The front of the group chips up onto the little rise over the railroad tracks and the pace eases, the two riders up there doing exactly what they’re supposed to do on a Thursday, which is to cradle the pack rather than crush it.
“I meant, it’s smooth,” I say.
Lisa blows out some air and shakes her head, and we pedal on. After we kick up over the tracks we’ll climb a little more on a slope that just a month ago felt gentle to me, bending left then right to the sinuous descent where the whole pack hits 30 in the shade of the trees that have grown over the road from one side. On the other side of us, alternating with little country homes that somehow always look grim instead of charming, will be unmowed pasture running up the hill and browning in the last sunny days of summer.
As the tracks bump under my wheels, Lisa says, “Sorry.” She says, “Sorry, I’m not much of a talker.” She says, “This isn’t hard but it’s not easy.”
“I know,” I say, and I do know.
I am not fat, not at all, but I am fat for riding. Even on these little rollers I have to scoop my feet down into the pedal stroke a little harder than I am used to. My calves sting. My knees ache. Hell, my big toe hurts all of a sudden.
But I am sitting up with my hands loose on the bar and talking like everyone else about nothing with the pleasure you find in that on those days when nothing turns out to be your favorite subject, and I am laughing forward and backward as the chatter passes me, and I am waiting to look out from the shade over into those fields on a September noon. And I am breathing through my nose, except that now, even on this damn little bump, I have to open my mouth a little.
We ride on and down, and the air in the shade beside the pasture is velvety and chilled, full of grass and trees and fruit and sun and, I guess, us, all the rides we’ve done on all the spring and summer days the field has been growing. I breathe that air in through my nose and swirl it around my mouth and the back of my throat as if I’m tasting a wine that’s been opened for me at a fine restaurant. We ride, and little gaps start to open in front of us as the road undulates. I soft pedal sometimes to stay beside Lisa then coax her forward into the group with invisible transitions to higher speeds; sometimes I slide up and fill the gap so my body opens up a little stream of stillness for Lisa to come back to the group in.
I breathe through my nose even when no one is watching.
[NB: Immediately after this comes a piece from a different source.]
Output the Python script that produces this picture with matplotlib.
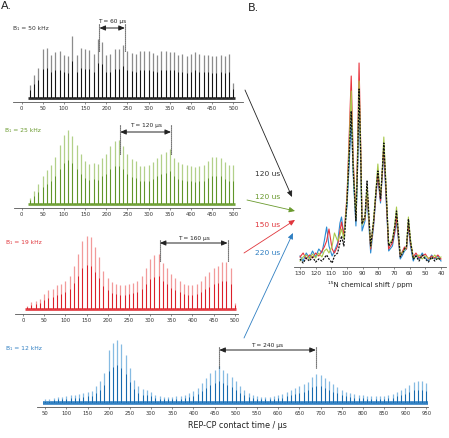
import numpy as np
import matplotlib
matplotlib.use('Agg')
import matplotlib.pyplot as plt
from matplotlib.patches import FancyArrowPatch

W, H = 449, 438

# REP-CP build-up curves: contact time (us) and spike height (a.u.)
t_50 = list(range(20, 510, 10))
h_50 = [13, 23, 30, 49, 50, 43, 46, 47, 43, 42, 62, 43, 50, 49, 48, 44, 59, 56, 43, 44,
        49, 49, 53, 47, 45, 44, 47, 47, 47, 45, 43, 47, 47, 46, 46, 43, 44, 42, 44, 46,
        44, 43, 43, 42, 42, 43, 42, 44, 15]

t_25 = list(range(20, 510, 10))
h_25 = [6, 13, 20, 28, 34, 39, 47, 59, 69, 74, 68, 59, 50, 43, 40, 41, 40, 46, 50, 58,
        63, 64, 58, 50, 45, 43, 38, 38, 39, 42, 46, 50, 52, 55, 46, 42, 40, 39, 38, 37,
        38, 39, 43, 47, 47, 46, 42, 39, 39]

t_19 = list(range(10, 510, 10))
h_19 = [3, 7, 8, 10, 15, 19, 20, 24, 25, 28, 33, 43, 55, 68, 73, 72, 62, 52, 38, 31,
        27, 25, 24, 24, 25, 26, 28, 33, 41, 50, 54, 55, 46, 41, 35, 31, 28, 25, 24, 24,
        25, 28, 33, 37, 41, 43, 47, 47, 41, 6]

t_12 = list(range(50, 960, 10))
h_12 = [4, 4, 5, 6, 6, 7, 8, 8, 9, 10, 11, 12, 17, 22, 30, 53, 60, 63, 59, 48,
        35, 23, 17, 14, 13, 11, 8, 7, 6, 6, 6, 7, 7, 8, 10, 12, 15, 20, 25, 30,
        33, 37, 33, 30, 26, 22, 17, 13, 10, 8, 7, 6, 6, 6, 7, 8, 9, 11, 13, 15,
        17, 19, 21, 26, 29, 28, 25, 22, 19, 16, 13, 11, 10, 9, 8, 8, 7, 7, 7, 7,
        7, 8, 9, 11, 13, 15, 18, 21, 22, 22, 20]

b1_labels = ['B₁ = 50 kHz', 'B₁ = 25 kHz', 'B₁ = 19 kHz', 'B₁ = 12 kHz']
period_labels = ['T = 60 µs', 'T = 120 µs', 'T = 160 µs', 'T = 240 µs']
period_marks = [(184, 244), (233, 353), (323, 483), (461, 689)]
arrow_labels = ['120 us', '120 us', '150 us', '220 us']

# 15N spectra at the optimum contact times
ppm = [130, 128, 126, 124, 122, 120, 118, 116, 114.5, 113, 111.5, 109.5, 108, 106, 104.5,
       103.5, 102, 100, 98.5, 97.3, 96, 94.3, 93.2, 92.3, 91.3, 90.4, 88.5, 87.2, 86, 84.9,
       83, 81.5, 80.3, 79.4, 78.6, 77.5, 76.5, 75, 73.4, 71, 69.5, 68.4, 67, 66, 64.5,
       63.3, 62, 60.8, 59.5, 57.7, 56, 54, 52, 50, 48, 46, 44, 42, 40]
spec_12 = [5, 0, 8, 3, 10, 4, 12, 8, 20, 34, 15, 5, 10, 18, 38,
           44, 25, 55, 100, 145, 85, 35, 95, 165, 100, 30, 40, 65, 35, 8,
           35, 65, 85, 70, 58, 85, 110, 60, 10, 15, 28, 40, 18, 2, 6,
           10, 12, 35, 15, 0, 6, 2, 8, 3, 0, 6, 2, 5, 0]
spec_19 = [4, 8, 2, 6, 3, 8, 5, 10, 14, 20, 32, 12, 8, 15, 30,
           39, 25, 65, 130, 185, 100, 45, 115, 198, 120, 38, 42, 72, 40, 12,
           38, 68, 88, 72, 60, 88, 115, 65, 12, 18, 30, 45, 20, 5, 10,
           14, 12, 38, 18, 4, 8, 3, 5, 7, 2, 5, 3, 6, 2]
spec_25 = [0, 4, 6, 2, 7, 3, 8, 4, 10, 12, 8, 15, 28, 20, 26,
           32, 22, 62, 120, 170, 95, 42, 108, 180, 115, 36, 44, 75, 42, 14,
           42, 72, 97, 78, 63, 92, 124, 72, 16, 22, 36, 54, 24, 6, 9,
           11, 14, 44, 22, 3, 4, 6, 2, 5, 3, 2, 6, 2, 4]
spec_50 = [2, -2, 3, 0, 4, -1, 2, 0, 3, 6, 2, -2, 5, 8, 18,
           25, 15, 60, 110, 150, 90, 40, 100, 172, 110, 37, 45, 80, 45, 15,
           40, 70, 90, 75, 62, 90, 118, 70, 15, 20, 35, 50, 25, 4, 8,
           12, 15, 42, 20, 2, 5, 0, 6, 2, -1, 4, 0, 3, 1]

dark = ['#111111', '#5e9426', '#dc1c26', '#1468ad']
light = ['#8c8c8c', '#b2d089', '#f29a9a', '#86bbe2']
band = ['#222222', '#6e9e34', '#e2343c', '#2f7fc2']
txt_col = ['#333333', '#6a9a2e', '#e0363c', '#2f7fc2']

fig = plt.figure(figsize=(W / 100, H / 100), dpi=100)


def px_axes(left, top, right, bottom):
    return fig.add_axes([left / W, 1 - bottom / H, (right - left) / W, (bottom - top) / H])


def fig_xy(x, y):
    return x / W, 1 - y / H


# panel layout in pixels: left, right, axis line, spike baseline, top, x origin, label row
panels = [
    dict(left=13, right=243, axis=102, base=98, top=10, x0=21.5, lab=(13, 28), ann=(21, 28, 20, 52)),
    dict(left=14, right=240, axis=208, base=204, top=115, x0=21.5, lab=(5, 131), ann=(126, 132, 125, 155)),
    dict(left=15, right=238, axis=314, base=309, top=225, x0=23, lab=(6, 243), ann=(238, 243, 240, 262)),
    dict(left=37, right=428, axis=407, base=403, top=330, x0=24, lab=(6, 348), ann=(345, 350, 347, 368)),
]
times = [t_50, t_25, t_19, t_12]
heights = [h_50, h_25, h_19, h_12]
scale = 0.4236

for i, p in enumerate(panels):
    ax = px_axes(p['left'], p['top'], p['right'], p['axis'])
    t = np.array(times[i])
    h = np.array(heights[i])
    ax.plot([t[0] - 5, t[-1] + 3], [0, 0], color=band[i], lw=1.9 if i < 3 else 2.6,
            solid_capstyle='butt', zorder=1)
    ax.vlines(t, 0, h, color=light[i], lw=0.9, zorder=2)
    ax.vlines(t, 0, h * 0.6, color=dark[i], lw=0.7, zorder=3)
    ax.set_xlim((p['left'] - p['x0']) / scale, (p['right'] - p['x0']) / scale)
    ax.set_ylim(p['base'] - p['axis'], p['base'] - p['top'])
    if i < 3:
        ax.set_xticks(range(0, 550, 50))
    else:
        ax.set_xticks(range(50, 1000, 50))
    ax.set_yticks([])
    for s in ['top', 'right', 'left']:
        ax.spines[s].set_visible(False)
    ax.spines['bottom'].set_color('#555555')
    ax.spines['bottom'].set_linewidth(0.6)
    ax.tick_params(axis='x', labelsize=3.8, length=1.5, width=0.4, pad=1.2,
                   colors='#333333')
    ax.patch.set_alpha(0)

    # period annotation
    ta, tb = period_marks[i]
    y_txt, y_arr, y_dot0, y_dot1 = p['ann']
    b = p['base']
    for tm in (ta, tb):
        ax.plot([tm, tm], [b - y_dot0, b - y_dot1], ls=(0, (1, 0.8)), color='#222222',
                lw=0.8, clip_on=False, zorder=5)
    ax.annotate('', xy=(ta, b - y_arr), xytext=(tb, b - y_arr),
                arrowprops=dict(arrowstyle='<|-|>,head_length=0.35,head_width=0.15',
                                color='#222222', lw=0.7, shrinkA=0, shrinkB=0),
                annotation_clip=False, zorder=6)
    ax.text((ta + tb) / 2, b - y_txt, period_labels[i], ha='center', va='center',
            fontsize=4.2, color='#222222', zorder=7,
            bbox=dict(facecolor='white', edgecolor='none', pad=0.3))

    lx, ly = p['lab']
    fig.text(*fig_xy(lx, ly), b1_labels[i], fontsize=4.3, color=txt_col[i],
             ha='left', va='center')

fig.text(*fig_xy(237, 425), 'REP-CP contact time / µs', fontsize=5.8, color='#222222',
         ha='center', va='center')

# panel B: spectra
axb = px_axes(294, 40, 446, 267)
axb.plot(ppm, spec_12, color='#2b8bd2', lw=0.8, zorder=2)
axb.plot(ppm, spec_19, color='#e8333c', lw=0.8, zorder=3)
axb.plot(ppm, spec_25, color='#a9c94c', lw=0.8, zorder=4)
axb.plot(ppm, spec_50, color='#111111', lw=0.9, ls=(0, (1.6, 1.0)), zorder=5)
sb = 141 / 90
axb.set_xlim(130 + (300 - 294) / sb, 40 - (446 - 441) / sb)
axb.set_ylim(261 - 267, 261 - 40)
axb.set_xticks(range(130, 30, -10))
axb.set_yticks([])
for s in ['top', 'right', 'left']:
    axb.spines[s].set_visible(False)
axb.spines['bottom'].set_color('#555555')
axb.spines['bottom'].set_linewidth(0.6)
axb.tick_params(axis='x', labelsize=4.2, length=1.5, width=0.4, pad=1.2, colors='#333333')
axb.patch.set_alpha(0)
fig.text(*fig_xy(370, 285), '¹⁵N chemical shift / ppm', fontsize=5, color='#222222',
         ha='center', va='center')

# arrows linking build-ups to spectra
arrow_paths = [((245, 90), (292, 197)), ((247, 200), (295, 211)),
               ((244, 253), (295, 220)), ((244, 338), (293, 233))]
arrow_text_y = [174, 197, 225, 253]
for i, (p0, p1) in enumerate(arrow_paths):
    fig.add_artist(FancyArrowPatch(fig_xy(*p0), fig_xy(*p1), transform=fig.transFigure,
                                   arrowstyle='-|>,head_length=3.5,head_width=1.6',
                                   mutation_scale=1, color=txt_col[i] if i else '#222222',
                                   lw=0.6, shrinkA=0, shrinkB=0))
    fig.text(*fig_xy(255, arrow_text_y[i]), arrow_labels[i], fontsize=5.4,
             color=txt_col[i], ha='left', va='center')

fig.text(*fig_xy(1, 6), 'A.', fontsize=8, color='#222222', ha='left', va='center')
fig.text(*fig_xy(248, 8), 'B.', fontsize=8, color='#222222', ha='left', va='center')

fig.savefig('out.png', dpi=100)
Lisa gasps. Someone up ahead snorts, chokes. This is the easy ride, Thursday. JK tells about catching a fish. Swerve drops a hand and with his index finger points out potholes. Hans talks about his brother moving to Utah. I breathe.
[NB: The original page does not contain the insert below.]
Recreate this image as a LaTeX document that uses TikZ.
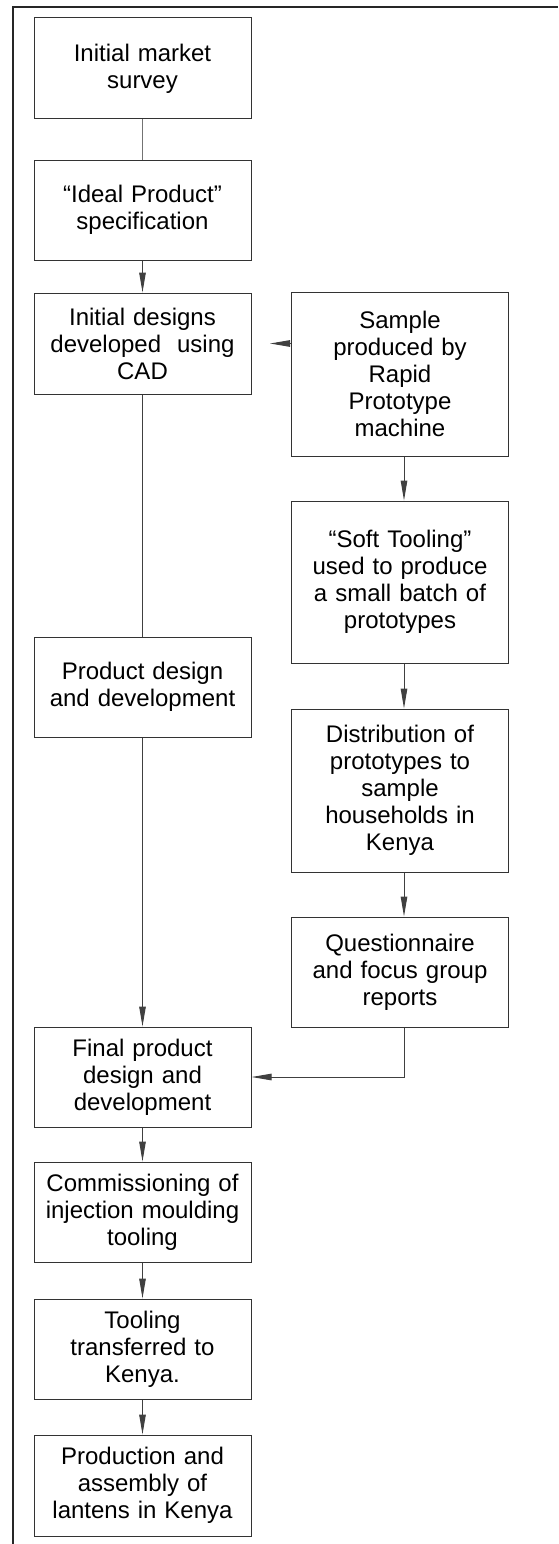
\documentclass[tikz,border=0pt]{standalone}
\usepackage{fontspec}
\setmainfont{Liberation Sans}
\usetikzlibrary{arrows.meta}
\tikzset{
  box/.style={draw=black!80, line width=1pt, rectangle, minimum width=217pt, text width=211pt, align=center, inner sep=0pt, font=\fontsize{24}{27}\selectfont},
  conn/.style={draw=black!75, line width=1pt},
  arr/.style={conn, -{Triangle[length=20pt,width=6.5pt]}},
  frame/.style={draw=black!85, line width=2pt}
}
\begin{document}
\begin{tikzpicture}[x=1pt,y=-1pt]
\useasboundingbox (0,0) rectangle (558,1544);
% frame
\coordinate (fbl) at (13,1544);
\coordinate (ftl) at (13,7);
\coordinate (ftr) at (558,7);
\draw[frame] (fbl) -- (ftl) -- (ftr);
% left column
\node[box, minimum height=101pt] (b1) at (142.5,68.5) {Initial market\\survey};
\node[box, minimum height=100pt] (b2) at (142.5,210) {“Ideal Product”\\specification};
\node[box, minimum height=101pt] (b3) at (142.5,343.5) {Initial designs\\developed\ \ using\\CAD};
\node[box, minimum height=100pt] (pd) at (142.5,687) {Product design\\and development};
\node[box, minimum height=100pt] (fp) at (142.5,1077) {Final product\\design and\\development};
\node[box, minimum height=100pt] (cm) at (142.5,1212) {Commissioning of\\injection moulding\\tooling};
\node[box, minimum height=100pt] (tt) at (142.5,1349) {Tooling\\transferred to\\Kenya.};
\node[box, minimum height=101pt] (pa) at (142.5,1485.5) {Production and\\assembly of\\lantens in Kenya};
% right column
\node[box, minimum height=164pt] (sp) at (400,374) {Sample\\produced by\\Rapid\\Prototype\\machine};
\node[box, minimum height=162pt] (st) at (400,582) {“Soft Tooling”\\used to produce\\a small batch of\\prototypes};
\node[box, minimum height=163pt] (ds) at (400,790.5) {Distribution of\\prototypes to\\sample\\households in\\Kenya};
\node[box, minimum height=110pt] (qn) at (400,972) {Questionnaire\\and focus group\\reports};
\coordinate (rx) at (404,0);
\coordinate (tip) at (270,343.5);
% connectors left
\draw[conn, draw=black!55] (b1) -- (b2);
\draw[arr] (b2) -- (b3);
\draw[conn] (b3) -- (pd);
\draw[arr] (pd) -- (fp);
\draw[arr] (fp) -- (cm);
\draw[arr] (cm) -- (tt);
\draw[arr] (tt) -- (pa);
% connectors right
\draw[arr] (sp.west |- tip) -- (tip);
\draw[arr] (sp.south -| rx) -- (st.north -| rx);
\draw[arr] (st.south -| rx) -- (ds.north -| rx);
\draw[arr] (ds.south -| rx) -- (qn.north -| rx);
\draw[arr] (qn.south -| rx) |- (fp.east);
\end{tikzpicture}
\end{document}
There is one real climb on today’s ride, Second Street from Vera Cruz into Emmaus, the last mile up and down into town. We race it by tradition, always, even on a Thursday, and without knowing why, without planning to, I make the decision that when we get to Second Street I’m going to follow whoever wants to lead and sit behind them with my elbows loose and my hands resting on the top of the bar as if I haven’t even noticed the grade, until the third turn from the top where I’m going to shift up as I get out of the saddle and pop a surge into whatever group is left at that point. Then I’m going to shift down and sit and spin for about fifty strokes then jump again, and I think I can do that three or four times before the air becomes scalding in my body and starts to liquefy everything inside my chest. Then I’ll try to do it once more just to see if my heart can stay solid inside that fire, and whoever is going to win the race for the top should pass me at that point. I want to gasp with familiar surprise at the betrayal of my body and the indifference of gravity, and ride for a few seconds with my eyes shut tight against reality, and I want the sound of each hated, beloved breath to be all that I can hear. I want to be not much of a talker, because that is the truth about me right now.
We ride toward Second Street and I sit in the pack and I open my mouth and let the wind rush into me, and the smells of the group and the fields we pass and the road we roll over, and the sounds, too, and the light and maybe even all the colors of the day. I breathe it all in.